A person can be charged and convicted of felony murder without actually killing someone.
Take, for instance, Greg McMichael and Roddie Bryan in the Arbery case.
Neither of them pulled the trigger - the video of the killing shows it was Travis McMichael - but the way felony murder works, if the jury finds they committed felonies that resulted in Arbery's death, that results in felony murder.
That's why there's four felony murder charges against each defendant - because they are each charged with four felonies (two counts of aggravated assault, one count of false imprisonment and one count of criminal attempt to commit a felony) that allegedly resulted in murder."
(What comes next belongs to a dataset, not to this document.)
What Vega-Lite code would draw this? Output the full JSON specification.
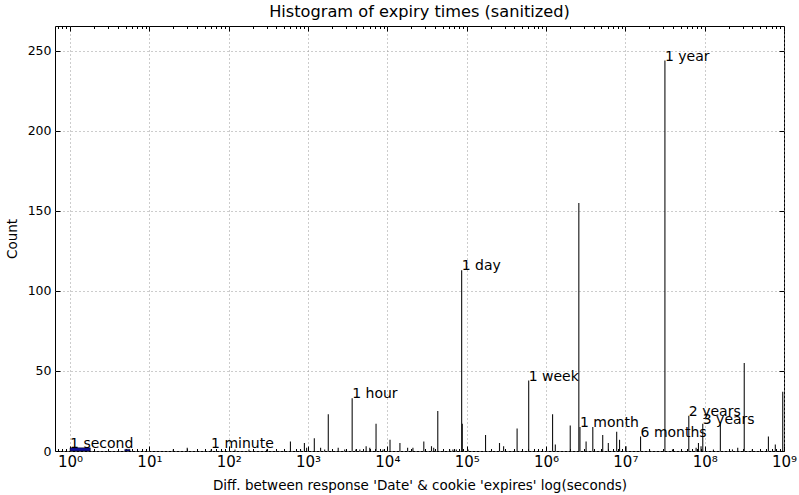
{
  "$schema": "https://vega.github.io/schema/vega-lite/v6.json",
  "autosize": {"type": "none"},
  "padding": {"left": 55, "top": 26, "right": 15, "bottom": 44},
  "width": 729,
  "height": 425,
  "background": "white",
  "config": {
    "font": "DejaVu Sans",
    "view": {"stroke": "#000", "strokeWidth": 1},
    "axis": {"domain": false, "labelColor": "#000", "titleColor": "#000", "tickColor": "#000", "labelFontSize": 12.5, "titleFontSize": 13.5, "titleFontWeight": "normal"}
  },
  "title": {"text": "Histogram of expiry times (sanitized)", "fontSize": 16.2, "fontWeight": "normal", "color": "#000", "anchor": "middle", "offset": 5},
  "datasets": {
    "spikes": [
      {"t": 20, "n": 1}, {"t": 30, "n": 2}, {"t": 60, "n": 1}, {"t": 120, "n": 1}, {"t": 180, "n": 1},
      {"t": 300, "n": 1}, {"t": 600, "n": 6}, {"t": 805, "n": 1}, {"t": 900, "n": 5}, {"t": 960, "n": 2},
      {"t": 1200, "n": 8}, {"t": 1440, "n": 2}, {"t": 1620, "n": 1}, {"t": 1800, "n": 23}, {"t": 2400, "n": 2},
      {"t": 2900, "n": 1}, {"t": 3600, "n": 33}, {"t": 4000, "n": 1}, {"t": 4500, "n": 1}, {"t": 5400, "n": 3},
      {"t": 6000, "n": 2}, {"t": 7200, "n": 17}, {"t": 8800, "n": 1}, {"t": 10800, "n": 7}, {"t": 14400, "n": 5},
      {"t": 18000, "n": 2}, {"t": 21000, "n": 2}, {"t": 28800, "n": 6}, {"t": 36000, "n": 3}, {"t": 38400, "n": 2},
      {"t": 43200, "n": 25}, {"t": 61000, "n": 1}, {"t": 67000, "n": 1}, {"t": 74000, "n": 1}, {"t": 86400, "n": 113},
      {"t": 88000, "n": 17}, {"t": 104000, "n": 1}, {"t": 172800, "n": 10}, {"t": 259200, "n": 5}, {"t": 292000, "n": 3},
      {"t": 432000, "n": 14}, {"t": 604800, "n": 44}, {"t": 1209600, "n": 23}, {"t": 1310000, "n": 4}, {"t": 2020000, "n": 16},
      {"t": 2592000, "n": 155}, {"t": 2678400, "n": 15}, {"t": 3200000, "n": 6}, {"t": 3888000, "n": 15}, {"t": 5184000, "n": 10},
      {"t": 6100000, "n": 5}, {"t": 7776000, "n": 12}, {"t": 8450000, "n": 7}, {"t": 10200000, "n": 3}, {"t": 15552000, "n": 9},
      {"t": 20200000, "n": 1}, {"t": 31536000, "n": 244}, {"t": 39300000, "n": 1}, {"t": 63072000, "n": 22}, {"t": 78000000, "n": 2},
      {"t": 83500000, "n": 5}, {"t": 90000000, "n": 3}, {"t": 94608000, "n": 17}, {"t": 129000000, "n": 1}, {"t": 157680000, "n": 18},
      {"t": 224000000, "n": 1}, {"t": 261000000, "n": 2}, {"t": 315360000, "n": 55}, {"t": 398000000, "n": 1}, {"t": 636000000, "n": 9},
      {"t": 777000000, "n": 4}, {"t": 964000000, "n": 37}
    ],
    "bins": [
      {"t0": 1, "t1": 1.8, "n": 2},
      {"t0": 4.9, "t1": 5.7, "n": 1}
    ],
    "labels": [
      {"t": 1, "n": 2, "label": "1 second"},
      {"t": 60, "n": 2, "label": "1 minute"},
      {"t": 3600, "n": 33, "label": "1 hour"},
      {"t": 86400, "n": 113, "label": "1 day"},
      {"t": 604800, "n": 44, "label": "1 week"},
      {"t": 2678400, "n": 15, "label": "1 month"},
      {"t": 15552000, "n": 9, "label": "6 months"},
      {"t": 31536000, "n": 244, "label": "1 year"},
      {"t": 63072000, "n": 22, "label": "2 years"},
      {"t": 94608000, "n": 17, "label": "3 years"}
    ]
  },
  "resolve": {"axis": {"x": "independent", "y": "independent"}},
  "layer": [
    {
      "data": {"name": "spikes"},
      "mark": {"type": "rule", "color": "#111", "strokeWidth": 1.1},
      "encoding": {
        "x": {
          "field": "t", "type": "quantitative",
          "scale": {"type": "log", "domain": [0.646, 1000000000], "nice": false, "zero": false},
          "axis": {
            "orient": "bottom",
            "title": "Diff. between response 'Date' & cookie 'expires' log(seconds)",
            "titlePadding": 7,
            "values": [0.7,0.8,0.9,1,2,3,4,5,6,7,8,9,10,20,30,40,50,60,70,80,90,100,200,300,400,500,600,700,800,900,1000,2000,3000,4000,5000,6000,7000,8000,9000,10000,20000,30000,40000,50000,60000,70000,80000,90000,100000,200000,300000,400000,500000,600000,700000,800000,900000,1000000,2000000,3000000,4000000,5000000,6000000,7000000,8000000,9000000,10000000,20000000,30000000,40000000,50000000,60000000,70000000,80000000,90000000,100000000,200000000,300000000,400000000,500000000,600000000,700000000,800000000,900000000,1000000000],
            "labelExpr": "abs(log(datum.value)/LN10 - round(log(datum.value)/LN10)) < 0.001 ? '10' + ['⁰','¹','²','³','⁴','⁵','⁶','⁷','⁸','⁹'][round(log(datum.value)/LN10)] : ''",
            "labelOverlap": false,
            "labelFlush": false,
            "labelFontSize": 15,
            "labelPadding": 8,
            "tickSize": {"condition": {"test": "abs(log(datum.value)/LN10 - round(log(datum.value)/LN10)) < 0.001", "value": -5}, "value": -2.5},
            "grid": true,
            "gridColor": "#999",
            "gridDash": [1, 3],
            "gridOpacity": {"condition": {"test": "abs(log(datum.value)/LN10 - round(log(datum.value)/LN10)) < 0.001", "value": 1}, "value": 0}
          }
        },
        "y": {
          "field": "n", "type": "quantitative",
          "scale": {"domain": [0, 265.6], "nice": false, "zero": true},
          "axis": {
            "orient": "left",
            "title": "Count",
            "titlePadding": 8,
            "values": [0, 50, 100, 150, 200, 250],
            "tickSize": -5,
            "labelPadding": 9,
            "grid": true,
            "gridColor": "#999",
            "gridDash": [1, 3]
          }
        },
        "y2": {"datum": 0}
      }
    },
    {
      "data": {"name": "bins"},
      "mark": {"type": "rect", "fill": "#10109a", "stroke": "#000", "strokeWidth": 0.5},
      "encoding": {
        "x": {"field": "t0", "type": "quantitative", "scale": {"type": "log", "domain": [0.646, 1000000000], "nice": false, "zero": false}, "axis": null},
        "x2": {"field": "t1"},
        "y": {"field": "n", "type": "quantitative", "scale": {"domain": [0, 265.6], "nice": false, "zero": true}, "axis": null},
        "y2": {"datum": 0}
      }
    },
    {
      "data": {"name": "labels"},
      "mark": {"type": "text", "align": "left", "baseline": "alphabetic", "fontSize": 14, "color": "#000", "dx": 0},
      "encoding": {
        "x": {
          "field": "t", "type": "quantitative",
          "scale": {"type": "log", "domain": [0.646, 1000000000], "nice": false, "zero": false},
          "axis": {
            "orient": "top", "title": null, "labels": false, "grid": false,
            "values": [0.7,0.8,0.9,1,2,3,4,5,6,7,8,9,10,20,30,40,50,60,70,80,90,100,200,300,400,500,600,700,800,900,1000,2000,3000,4000,5000,6000,7000,8000,9000,10000,20000,30000,40000,50000,60000,70000,80000,90000,100000,200000,300000,400000,500000,600000,700000,800000,900000,1000000,2000000,3000000,4000000,5000000,6000000,7000000,8000000,9000000,10000000,20000000,30000000,40000000,50000000,60000000,70000000,80000000,90000000,100000000,200000000,300000000,400000000,500000000,600000000,700000000,800000000,900000000,1000000000],
            "tickSize": {"condition": {"test": "abs(log(datum.value)/LN10 - round(log(datum.value)/LN10)) < 0.001", "value": -5}, "value": -2.5}
          }
        },
        "y": {
          "field": "n", "type": "quantitative",
          "scale": {"domain": [0, 265.6], "nice": false, "zero": true},
          "axis": {"orient": "right", "title": null, "labels": false, "grid": false, "values": [0, 50, 100, 150, 200, 250], "tickSize": -5}
        },
        "text": {"field": "label", "type": "nominal"}
      }
    }
  ]
}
Malice murder vs felony murder Ahmaud Arbery trial charges | 11alive.com
Thanks for that because I was a bit confused as to how you have one guy pull the trigger and 3 guys are guilty of murder - when it would seem hard to imply intent to the guys who were not armed or even out of the truck. Now it makes more sense as to how they met the legal definition even if it doesnt seem to rise to the bar of morally getting there. I just dont think they intended to kill the guy (or they darn sure wouldnt have been on phone with 911 and filming it). But by the legal standard, they committed a felony (stupidity basically) and that resulted in Arbery's death so no mens rea necessary.
Seems the jury found that they intended the assault and imprisonment, that led to death and thus guilty of murder. So yeah, that seems pretty clear cut and dry then and all of them were willing participants in the chase and attempt to capture.